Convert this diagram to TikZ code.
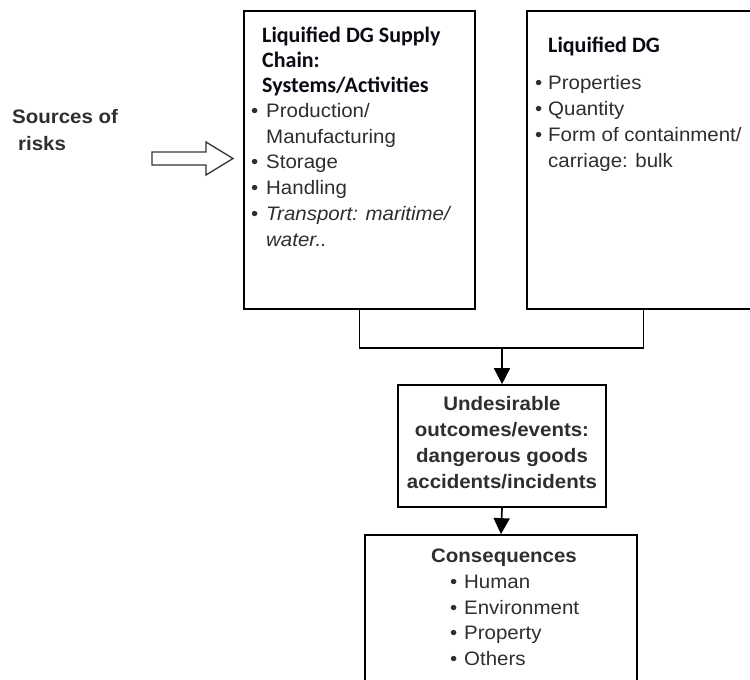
\documentclass[tikz,border=0pt]{standalone}
\usepackage{fontspec}
\setmainfont{Liberation Sans}[FakeStretch=1.05]
\newfontfamily\calib{Carlito}
\usetikzlibrary{arrows.meta}
\definecolor{txt}{HTML}{2E2E2E}
\definecolor{hd}{HTML}{0A0A14}
\tikzset{
  box/.style={draw=black,line width=1.7pt,inner sep=0,fill=none},
  body/.style={inner sep=0,anchor=base west,text=txt,font=\fontsize{19.5}{24}\selectfont},
  bodyc/.style={inner sep=0,anchor=base,text=txt,font=\bfseries\fontsize{19.5}{24}\selectfont},
  head/.style={inner sep=0,anchor=base west,text=hd,font=\calib\bfseries\fontsize{22}{26}\selectfont},
  conn/.style={draw=black,line width=1.7pt},
  tip/.style={-{Triangle[length=16pt,width=16pt]}},
}
\begin{document}
\begin{tikzpicture}[x=1pt,y=-1pt]
\useasboundingbox (0,0) rectangle (750,680);

% boxes
\node[box,minimum width=231pt,minimum height=298pt] (chain) at (359.5,160) {};
\node[box,minimum width=233pt,minimum height=298pt] (dg) at (643.5,160) {};
\node[box,minimum width=208pt,minimum height=122pt] (ev) at (502,446) {};
\node[box,minimum width=272pt,minimum height=165pt] (cons) at (501,617.5) {};

% connectors
\coordinate (join) at (502,348);
\draw[conn] (chain.south) |- (join) -| (dg.south);
\draw[conn,tip] (join) -- (ev.north);
\draw[conn,tip] (ev.south) -- (cons.north);

% sources of risks and hollow arrow
\node[inner sep=0,anchor=base west,text=txt,font=\bfseries\fontsize{19.5}{24}\selectfont] (src1) at (12,123) {Sources of};
\node[inner sep=0,anchor=base west,text=txt,font=\bfseries\fontsize{19.5}{24}\selectfont] (src2) at (18,150) {risks};
\draw[line width=1.3pt,draw=black!80] (152,152) -- (206,152) -- (206,142) -- (233,158.5)
  -- (206,175) -- (206,165) -- (152,165) -- cycle;

% supply chain box text
\node[head] (ch1) at (262,42) {Liquified DG Supply};
\node[head] (ch2) at (262,67) {Chain:};
\node[head] (ch3) at (262,92) {Systems/Activities};
\node[body] (cb1) at (251,117) {\textbullet};
\node[body] (ct1) at (266,117) {Production/};
\node[body] (ct2) at (266,143) {Manufacturing};
\node[body] (cb3) at (251,168.5) {\textbullet};
\node[body] (ct3) at (266,168.5) {Storage};
\node[body] (cb4) at (251,194.5) {\textbullet};
\node[body] (ct4) at (266,194.5) {Handling};
\node[body] (cb5) at (251,220) {\textbullet};
\node[body] (ct5) at (266,220) {\itshape Transport: maritime/};
\node[body] (ct6) at (266,246) {\itshape water..};

% liquified DG box text
\node[head] (dh) at (548,52) {Liquified DG};
\node[body] (db1) at (535,89) {\textbullet};
\node[body] (dt1) at (548,89) {Properties};
\node[body] (db2) at (535,115) {\textbullet};
\node[body] (dt2) at (548,115) {Quantity};
\node[body] (db3) at (535,141) {\textbullet};
\node[body] (dt3) at (548,141) {Form of containment/};
\node[body] (dt4) at (548,167) {carriage: bulk};

% undesirable outcomes box text
\node[bodyc] (e1) at (502,410) {Undesirable};
\node[bodyc] (e2) at (502,436) {outcomes/events:};
\node[bodyc] (e3) at (502,462) {dangerous goods};
\node[bodyc] (e4) at (502,488) {accidents/incidents};

% consequences box text
\node[bodyc] (k0) at (504,562) {Consequences};
\node[body] (kb1) at (450,588) {\textbullet};
\node[body] (kt1) at (464,588) {Human};
\node[body] (kb2) at (450,614) {\textbullet};
\node[body] (kt2) at (464,614) {Environment};
\node[body] (kb3) at (450,639.5) {\textbullet};
\node[body] (kt3) at (464,639.5) {Property};
\node[body] (kb4) at (450,665.5) {\textbullet};
\node[body] (kt4) at (464,665.5) {Others};
\end{tikzpicture}
\end{document}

-------

- **Task to carry out**
Every line is to be duplicated exactly, though pictures stay out.

- **Solution**
Convert this diagram to TikZ code.
\documentclass[tikz,border=0pt]{standalone}
\usepackage{fontspec}
\setmainfont{Liberation Sans}[FakeStretch=1.05]
\newfontfamily\calib{Carlito}
\usetikzlibrary{arrows.meta}
\definecolor{txt}{HTML}{2E2E2E}
\definecolor{hd}{HTML}{0A0A14}
\tikzset{
  box/.style={draw=black,line width=1.7pt,inner sep=0,fill=none},
  body/.style={inner sep=0,anchor=base west,text=txt,font=\fontsize{19.5}{24}\selectfont},
  bodyc/.style={inner sep=0,anchor=base,text=txt,font=\bfseries\fontsize{19.5}{24}\selectfont},
  head/.style={inner sep=0,anchor=base west,text=hd,font=\calib\bfseries\fontsize{22}{26}\selectfont},
  conn/.style={draw=black,line width=1.7pt},
  tip/.style={-{Triangle[length=16pt,width=16pt]}},
}
\begin{document}
\begin{tikzpicture}[x=1pt,y=-1pt]
\useasboundingbox (0,0) rectangle (750,680);

% boxes
\node[box,minimum width=231pt,minimum height=298pt] (chain) at (359.5,160) {};
\node[box,minimum width=233pt,minimum height=298pt] (dg) at (643.5,160) {};
\node[box,minimum width=208pt,minimum height=122pt] (ev) at (502,446) {};
\node[box,minimum width=272pt,minimum height=165pt] (cons) at (501,617.5) {};

% connectors
\coordinate (join) at (502,348);
\draw[conn] (chain.south) |- (join) -| (dg.south);
\draw[conn,tip] (join) -- (ev.north);
\draw[conn,tip] (ev.south) -- (cons.north);

% sources of risks and hollow arrow
\node[inner sep=0,anchor=base west,text=txt,font=\bfseries\fontsize{19.5}{24}\selectfont] (src1) at (12,123) {Sources of};
\node[inner sep=0,anchor=base west,text=txt,font=\bfseries\fontsize{19.5}{24}\selectfont] (src2) at (18,150) {risks};
\draw[line width=1.3pt,draw=black!80] (152,152) -- (206,152) -- (206,142) -- (233,158.5)
  -- (206,175) -- (206,165) -- (152,165) -- cycle;

% supply chain box text
\node[head] (ch1) at (262,42) {Liquified DG Supply};
\node[head] (ch2) at (262,67) {Chain:};
\node[head] (ch3) at (262,92) {Systems/Activities};
\node[body] (cb1) at (251,117) {\textbullet};
\node[body] (ct1) at (266,117) {Production/};
\node[body] (ct2) at (266,143) {Manufacturing};
\node[body] (cb3) at (251,168.5) {\textbullet};
\node[body] (ct3) at (266,168.5) {Storage};
\node[body] (cb4) at (251,194.5) {\textbullet};
\node[body] (ct4) at (266,194.5) {Handling};
\node[body] (cb5) at (251,220) {\textbullet};
\node[body] (ct5) at (266,220) {\itshape Transport: maritime/};
\node[body] (ct6) at (266,246) {\itshape water..};

% liquified DG box text
\node[head] (dh) at (548,52) {Liquified DG};
\node[body] (db1) at (535,89) {\textbullet};
\node[body] (dt1) at (548,89) {Properties};
\node[body] (db2) at (535,115) {\textbullet};
\node[body] (dt2) at (548,115) {Quantity};
\node[body] (db3) at (535,141) {\textbullet};
\node[body] (dt3) at (548,141) {Form of containment/};
\node[body] (dt4) at (548,167) {carriage: bulk};

% undesirable outcomes box text
\node[bodyc] (e1) at (502,410) {Undesirable};
\node[bodyc] (e2) at (502,436) {outcomes/events:};
\node[bodyc] (e3) at (502,462) {dangerous goods};
\node[bodyc] (e4) at (502,488) {accidents/incidents};

% consequences box text
\node[bodyc] (k0) at (504,562) {Consequences};
\node[body] (kb1) at (450,588) {\textbullet};
\node[body] (kt1) at (464,588) {Human};
\node[body] (kb2) at (450,614) {\textbullet};
\node[body] (kt2) at (464,614) {Environment};
\node[body] (kb3) at (450,639.5) {\textbullet};
\node[body] (kt3) at (464,639.5) {Property};
\node[body] (kb4) at (450,665.5) {\textbullet};
\node[body] (kt4) at (464,665.5) {Others};
\end{tikzpicture}
\end{document}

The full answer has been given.